泰平ヨンの航星日記

スタニスワフ=レム著、深見弾・大野典宏訳「泰平ヨンの航星日記」を読んだ。
2016年8月半ばに読んだ作品となる。
さて、困ったことがある。それは私が本書の内容を全く以て忘れてしまったことである。しかも本書は泰平ヨンを主人公として連作集となるため、文庫本の背表紙のあらすじが何かを思い出すきっかけにもならない。

私が憶えているのは本書を購入した時の事である。友人とコーヒーの試飲会に参加後、青山の本屋で購入したはずである。友人は山梨県の小さなワイン醸造所で働いており、上京した際に私を遊びに誘うのだ。おそらく本屋で手持ち無沙汰だった私は何となく適当に書店内を見て回りながら近場の本屋に無かった本書を見つけて購入したのだと思う。
何故、私が本書の内容を忘れるに至ったのか、その原因は人間の構造に問題があると思料される。それは記憶の問題である。記憶は有限、というか忘れるようになっている。しかしながら思い出せないことと記憶が有限であることは同じでは無い。ふとしたことがきっかけで過去の記憶が脳裡を過る経験をしたことは何度もある。最近夢に昔好きだった女性が現れて一緒に肩を組んで歩いた。女性は何故か私に小学校の給食センターの拡充や業務の効率化を語り掛けて来た。私は困った。非常に困惑した。

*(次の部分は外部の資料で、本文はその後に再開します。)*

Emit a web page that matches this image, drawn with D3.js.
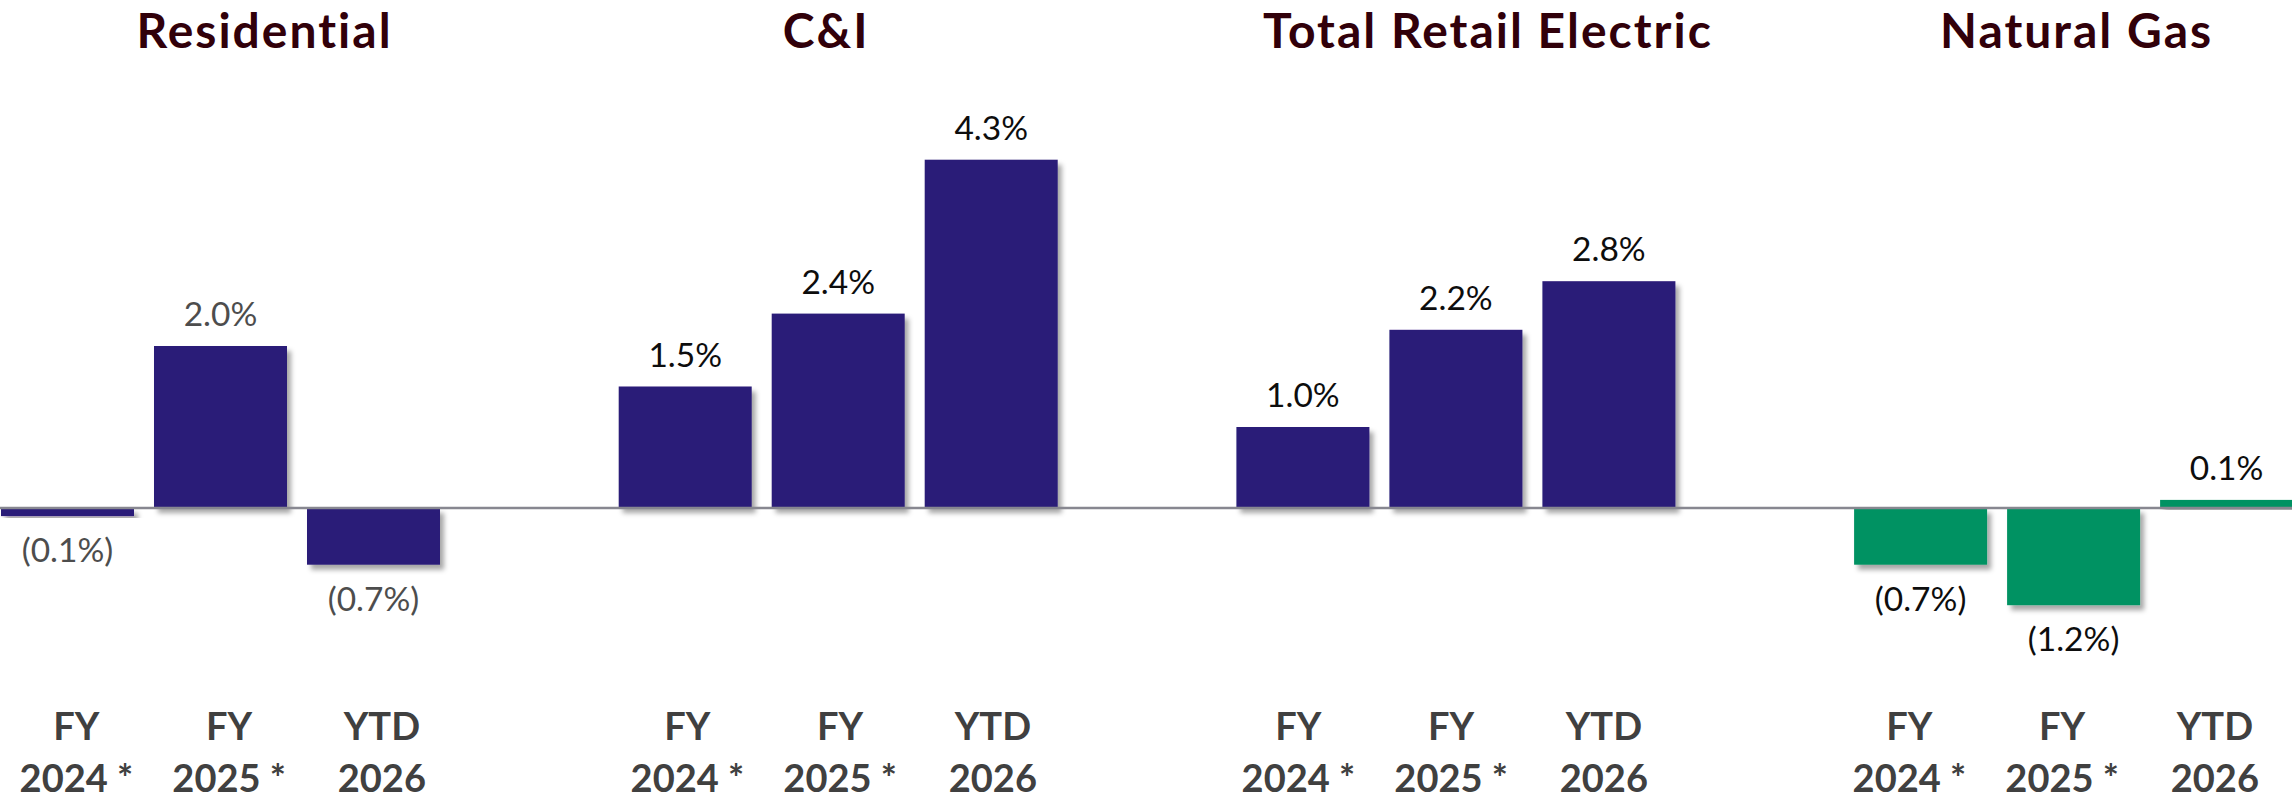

彼女が給食センターを話題にする理由が判らなかった。そして目が覚めた。私は女性との再開を喜んだ後に悟った。この広い地球で彼女とは夢の中でしか会えないということに…つまり、私は本書を憶えている可能性があるものの、思い出す術を知らないだけなのだ。

こうやって本書の内容を思い出せないと記述しているが、この内容こそ記憶が無意識に作用し、本書の凡その内容を示している可能性が万に一つあるかもしれない。更に言えば先程コンビニで千円以上の買い物をした結果、くじ引きを引くことになり無料で手に入れたジムビームを飲んでいるため、この文章はアルコールの推進力を伴い、霊感がエウレカしている可能性も否定出来ない。最近ビールの飲み過ぎで大抵のものを吐いただけにアルコールは飲まないようにしていたのだが、天は私にアルコールを飲めと勧めるばかり、その後の救済は用意していない…ちなみにまだ酔っていない(酔った奴に限って酔っていないというものである)。

さて、私がレムの作品を読むようになったのは「惑星ソラリス」の鑑賞後に原作「ソラリス」を読んだという良くある話である。レムはハードコアな作品の他にユーモアやハチャメチャなSF的仕掛けを用意した娯楽的な作品を書いている。その筆頭が泰平ヨンシリーズとなる。しかも同シリーズはレムにより改訂も多くなされているという。ちなみに泰平ヨンが登場する作品が全て邦訳されているかは以前調べたことがあるものの、やはり忘れてしまった。こんなブログを読んでいる暇があったら本書を読むべきだが、何故か世の中は本題にたどり着くまでに多くの障壁が用意されているものである。しかしながら果たして障壁とは?お金?時間?そもそも読むべき本とは?